The Central People's Government of the People's Republic of China

04/15/2019 | News release | Distributed by Public on 04/14/2019 19:46

Tibet seeks balance of ecology, economy

Home to the world's deepest canyon, some of the highest lakes and Mount Qomolangma, the Tibet autonomous region is known as one of the purest landscapes on Earth.

Maintaining that requires not only following Tibetan traditions, which see polluting the environment as a sin, but also practicing ecological civilization along with high-growth economic development, said Karma Tsegyal, an official from the region's northwestern Jangngon village.

'Protecting the clear rivers and lush mountains is protecting our own lives in the long run,' he said.

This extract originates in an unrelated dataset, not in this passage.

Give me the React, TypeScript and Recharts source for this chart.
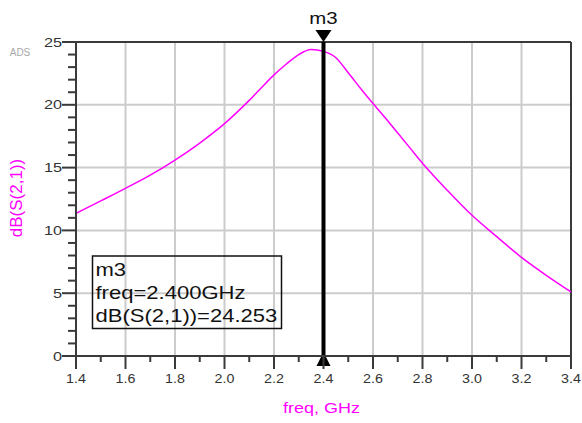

Today, the village has more than 400 residents working as patrol guards and cleaners every month. Together, they take turns to prevent the village from being polluted by garbage tossed by drivers on the national highway, which runs through the town, or by debris from construction sites.

Their patrols cover local forests, animal farms, grasslands and rivers.

Apart from environmental protection, Jangngon has also been encouraging residents to plant trees and potatoes to help boost their incomes and lift economic development in general.

Depending on plantation yield, potato farmers earned extra income of 1,500 to 30,000 yuan ($223 to $4,475) each last year.

Jangngon is a reflection of the region's overall policies and the harmony between ecological civilization and economic development. The Tibet region achieved GDP growth of 10 percent last year, the highest of all provincial-level regions in China. This year, it has set a growth target of around 10 percent.

According to the region's Government Work Report, the added value of green products hit 5.3 billion yuan last year, up 14.3 percent year-on-year.

'In 2019, we will continue to strengthen the construction and management of natural reserves,' said Qi Zhala, chairman of the regional government, during the annual congress in January.